As General Conference approaches, the various plans being put forward regarding human sexuality make it appear that the decisive factor will be which theological view is finally adopted as determinative. And while I believe theological conversations are essential in a discernment process, I do not believe they are the pivot on which the future of the UMC turns.
The pivot is not a theological position, it is a value–namely, whether unity is a higher value than schism. To say it another way, if we have the will to stay together, we can find a way to do so. If we lack that will, we will find a way to divide.
Francis Asbury recognized this in 1792 when he urged the 8-year-old Methodist Episcopal Church in America to carefully consider the dangers of divisions and how to “cure” themselves of the temptation to promote such. [Happily, Abingdon Press has recently republished Asbury’s book, ‘The Causes, Evils, and Cures of Heart and Church Divisions ‘ Go to http://www.cokesbury.com, and search by this title to find out more]
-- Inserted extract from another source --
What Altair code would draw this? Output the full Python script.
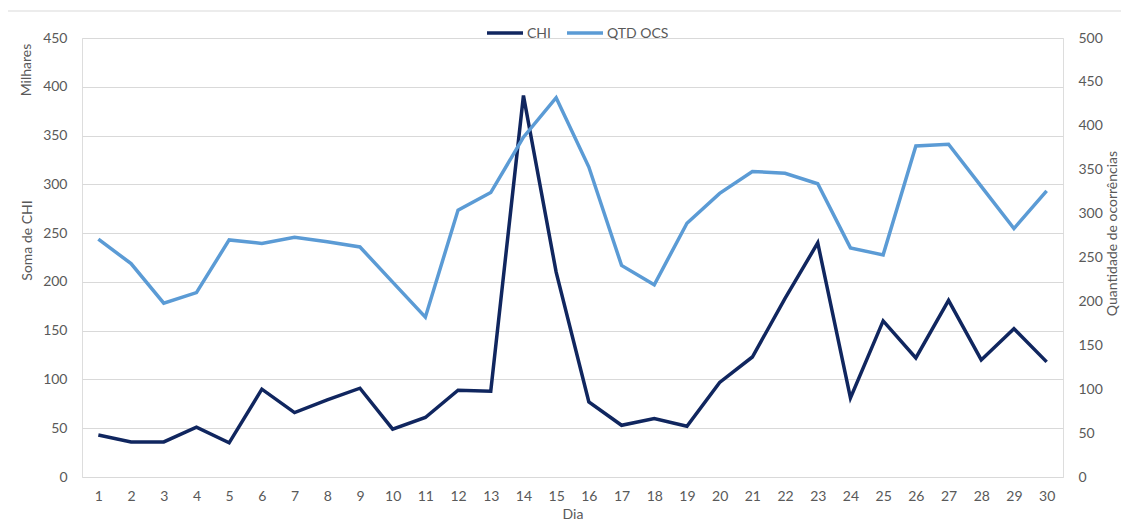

Asbury knew, as do we, that any theological position is exercised by the will of the person or group that holds it. Whatever the will is, a theological position can be found to justify it. History shows that the Church is always able to find theological language to do what it wants to do.
The Church has been able to hold together deep disagreements throughout its history–because it wanted to. At the same time, separations have happened when the will to stay together was lost. In both cases, theological language attended the decision and the resulting ecclesial systems which emerged.
Of course the discernment of the ultimate value is always connected to conscience and conviction (e.g. Luther’s, “Here I stand, I can do no other”), and these elements are intertwined with theology. But in the end, the final action is forged in the crucible of a decision relative to the scale of values regarding the preference of unity or schism in a given situation.
If the delegates at General Conference believe unity is a higher value than schism, then we can anticipate some plan for remaining together. If not, we will see some plan for separation. In either case, theological language will be used to justify the ideological and institutional manifestation. But however it is worded, the preference for unity or schism will reflect the deeper and final influence of will.
So, in the end, the pivotal question at General Conference will be, “What do you want? Unity or schism?” and the old Chinese proverb about the bird in our hand will come true once again: is the bird alive or dead? “It is as you will.”